Gambled and lost
Photo: Dana Kopel
Ukraine: Jewish official arrested for embezzlement
Orthodox Union representative in Kharkov suspected of leveraging five community-owned buildings to raise money for failed $1 million investment

A Jewish man who headed the Orthodox Union (OU) chapter in the Ukrainian city of Kharkov was arrested this week on suspicion of embezzling community money, Ukrainian media reported.


The man, D., was reported missing in the beginning of the week, and found four days later hiding in the city of Dnepropetrovsk. He was arrested by the police and later confessed, in a television interview that he had gambled and lost some $1 million on the London Stock Exchange. He reportedly leveraged six apartments that belonged to the Kharkov OU to raise the money.


In the interview he explained that he had left Kharkov fearing sanctions from the banks and the infuriated reactions from his own community.


According to the JTA, D. is facing charges of business fraud and feigning his own kidnapping.


The OU is one of the major Jewish organizations in the United States which focuses, among other things, on supporting Jewish communities in Eastern Europe.

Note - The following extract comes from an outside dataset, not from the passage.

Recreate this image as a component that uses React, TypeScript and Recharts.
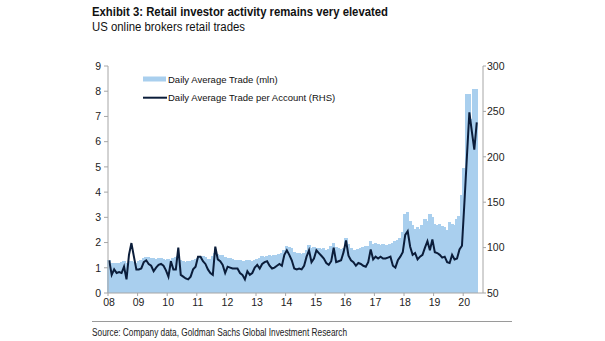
import React from "react";
import { ComposedChart, Bar, Line, XAxis, YAxis } from "recharts";

const years = ["08", "09", "10", "11", "12", "13", "14", "15", "16", "17", "18", "19", "20"];

// Daily average trades (mln), monthly Jan-08 .. Jun-20
const tradesMln = [
  1.3, 1.2, 1.2, 1.18, 1.2, 1.22, 1.25, 1.2, 1.2, 1.28, 1.22, 1.2,
  1.25, 1.32, 1.4, 1.42, 1.42, 1.4, 1.38, 1.35, 1.38, 1.38, 1.35, 1.3,
  1.35, 1.32, 1.38, 1.42, 1.45, 1.32, 1.25, 1.22, 1.25, 1.28, 1.32, 1.35,
  1.4, 1.45, 1.45, 1.42, 1.35, 1.35, 1.45, 1.6, 1.55, 1.52, 1.5, 1.42,
  1.4, 1.38, 1.35, 1.32, 1.3, 1.3, 1.28, 1.25, 1.32, 1.3, 1.28, 1.3,
  1.35, 1.4, 1.45, 1.42, 1.48, 1.5, 1.45, 1.5, 1.52, 1.55, 1.6, 1.72,
  1.85, 1.82, 1.78, 1.62, 1.58, 1.58, 1.56, 1.6, 1.72, 1.9, 1.78, 1.82,
  1.8, 1.78, 1.75, 1.78, 1.72, 1.75, 1.85, 1.98, 1.82, 1.8, 1.75, 1.78,
  2.2, 1.95, 1.8, 1.72, 1.72, 1.75, 1.78, 1.82, 1.85, 1.88, 2.05, 1.95,
  2.0, 1.95, 1.92, 1.95, 1.9, 1.92, 1.95, 2.0, 2.05, 2.1, 2.2, 2.4,
  3.15, 3.2, 2.85, 2.7, 2.55, 2.6, 2.55, 2.7, 2.95, 2.85, 3.15, 3.0,
  2.75, 2.7, 2.72, 2.65, 2.6, 2.5, 2.8, 2.75, 2.7, 2.95, 3.05, 3.9,
  4.95, 7.9, 7.9, 6.9, 8.1, 8.1,
];

// Daily average trades per account (RHS)
const perAccount = [
  86, 70, 76, 72, 73, 72, 79, 65, 92, 105, 90, 76,
  76, 77, 84, 86, 82, 80, 74, 78, 81, 82, 80, 75,
  68, 85, 76, 76, 100, 70, 68, 66, 65, 68, 76, 79,
  90, 90, 85, 82, 76, 72, 70, 101, 87, 85, 81, 72,
  79, 78, 77, 77, 77, 72, 70, 65, 74, 70, 72, 78,
  81, 77, 82, 84, 85, 80, 77, 78, 80, 82, 80, 92,
  97, 92, 86, 77, 76, 77, 76, 80, 90, 97, 84, 88,
  97, 94, 91, 88, 83, 81, 85, 100, 84, 85, 86, 95,
  108, 91, 86, 84, 80, 83, 82, 80, 79, 84, 98, 87,
  90, 88, 90, 88, 88, 89, 90, 80, 78, 86, 90, 95,
  114, 118, 101, 92, 94, 87, 90, 92, 100, 107, 97, 109,
  95, 94, 92, 89, 90, 84, 83, 92, 87, 88, 98, 102,
  150, 200, 249, 228, 208, 238,
];

const leftTicks = [0, 1, 2, 3, 4, 5, 6, 7, 8, 9];
const rightTicks = [50, 100, 150, 200, 250, 300];

const months: string[] = [];
years.forEach((y, k) => {
  const n = k === years.length - 1 ? 6 : 12;
  for (let m = 1; m <= n; m++) months.push(`${y}-${String(m).padStart(2, "0")}`);
});

const data = months.map((m, i) => ({
  month: m,
  trades: tradesMln[i],
  perAccount: perAccount[i],
}));

const yearTicks = years.map((y) => `${y}-01`);

const FONT = "'Liberation Sans', Arial, sans-serif";
const AXIS = "#a6a6a6";
const BAR = "#a9cfee";
const NAVY = "#0b1d3a";
const BAND = 370 / 150; // plot width / number of months

function YearTick(props: any) {
  const { x, y, payload } = props;
  const tx = x - BAND / 2;
  return (
    <g>
      <line x1={tx} x2={tx} y1={y} y2={y + 3} stroke={AXIS} />
      <text x={tx + 1} y={y + 13} textAnchor="middle" fontSize={10.5} fill="#222" fontFamily={FONT}>
        {String(payload.value).slice(0, 2)}
      </text>
    </g>
  );
}

// recharts floors the bar width; fill the whole month band (with overlap) so no seams show
function SolidBar(props: any) {
  const { x, y, width, height } = props;
  if (!height || height <= 0) return null;
  const cx = x + width / 2;
  return (
    <rect
      x={cx - BAND / 2 - 0.6}
      y={y}
      width={BAND + 1.2}
      height={height}
      fill={BAR}
      shapeRendering="crispEdges"
    />
  );
}

export default function App() {
  return (
    <div style={{ position: "absolute", left: 0, top: 0, width: 605, height: 341, background: "#fff" }}>
      <ComposedChart
        width={605}
        height={341}
        data={data}
        margin={{ top: 66, right: 82, bottom: 28, left: 0 }}
        barCategoryGap={0}
        barGap={0}
      >
        <XAxis
          dataKey="month"
          ticks={yearTicks}
          interval={0}
          tickLine={false}
          tickSize={0}
          tickMargin={0}
          axisLine={{ stroke: AXIS }}
          tick={<YearTick />}
          padding={{ left: 0, right: 5 }}
          height={20}
        />
        <YAxis
          yAxisId="left"
          domain={[0, 9]}
          ticks={leftTicks}
          interval={0}
          width={108}
          tickSize={4}
          tickMargin={3}
          axisLine={{ stroke: AXIS }}
          tickLine={{ stroke: AXIS }}
          tick={{ fontSize: 10.5, fill: "#222", fontFamily: FONT }}
        />
        <YAxis
          yAxisId="right"
          orientation="right"
          domain={[50, 300]}
          ticks={rightTicks}
          interval={0}
          width={40}
          tickSize={3}
          tickMargin={1}
          axisLine={{ stroke: AXIS }}
          tickLine={{ stroke: AXIS }}
          tick={{ fontSize: 10.5, fill: "#222", fontFamily: FONT }}
        />
        <Bar
          yAxisId="left"
          dataKey="trades"
          fill={BAR}
          shape={(p: any) => <SolidBar {...p} />}
          isAnimationActive={false}
        />
        <Line
          yAxisId="right"
          dataKey="perAccount"
          type="linear"
          stroke={NAVY}
          strokeWidth={2}
          dot={false}
          isAnimationActive={false}
        />
      </ComposedChart>
      <svg
        width={605}
        height={341}
        style={{ position: "absolute", left: 0, top: 0, pointerEvents: "none" }}
      >
        <text
          x={92}
          y={16}
          fontSize={13}
          fontWeight="bold"
          fontFamily="'Liberation Sans Narrow', 'Liberation Sans', Arial, sans-serif"
          fill="#111"
          textLength={296}
          lengthAdjust="spacingAndGlyphs"
        >
          Exhibit 3: Retail investor activity remains very elevated
        </text>
        <text
          x={92}
          y={31}
          fontSize={12}
          fontFamily="'Liberation Sans Narrow', 'Liberation Sans', Arial, sans-serif"
          fill="#111"
          textLength={153}
          lengthAdjust="spacingAndGlyphs"
        >
          US online brokers retail trades
        </text>

        <rect x={143} y={76.5} width={23} height={5} fill={BAR} />
        <text x={168} y={82.5} fontSize={9.5} fontFamily={FONT} fill="#111">
          Daily Average Trade (mln)
        </text>
        <line x1={143} x2={167} y1={97.7} y2={97.7} stroke={NAVY} strokeWidth={2} />
        <text x={168} y={101.2} fontSize={9.5} fontFamily={FONT} fill="#111">
          Daily Average Trade per Account (RHS)
        </text>

        <line x1={92} x2={512} y1={321.5} y2={321.5} stroke="#9a9a9a" strokeWidth={1} />
        <text
          x={92}
          y={336}
          fontSize={10}
          fontFamily="'Liberation Sans Narrow', 'Liberation Sans', Arial, sans-serif"
          fill="#222"
          textLength={255}
          lengthAdjust="spacingAndGlyphs"
        >
          Source: Company data, Goldman Sachs Global Investment Research
        </text>
      </svg>
    </div>
  );
}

The OU's branch in Israel, which also oversees the Ukraine chapter, denied any relation to the affair. "He is not connected to the OU; the entire affair has nothing to do with the OU," local representative Shlomo Asraf told Ynet.


"This is the head of a local Jewish community that has nothing to do with Israel or the US," he added.


However, Chabad emissary to Kharkov Moshe Moskowitz said that the community in question was indeed funded by the OU and that D. had leveraged apartments belonging to the organization in order to raise money for his private investments.


"D. apparently had authorization from the donors to represent the organization in the city in order to develop the community. At present, after what had happened, he is no longer a representative of the OU and has no relation to the organization," he explained.


Moskowitz said that the OU owned five buildings that were used for educational activities, including one that housed a school for some 100 children. The apartments have now been transferred to the banks.


The OU's central headquarters in the US has declined to comment on the affair at this stage.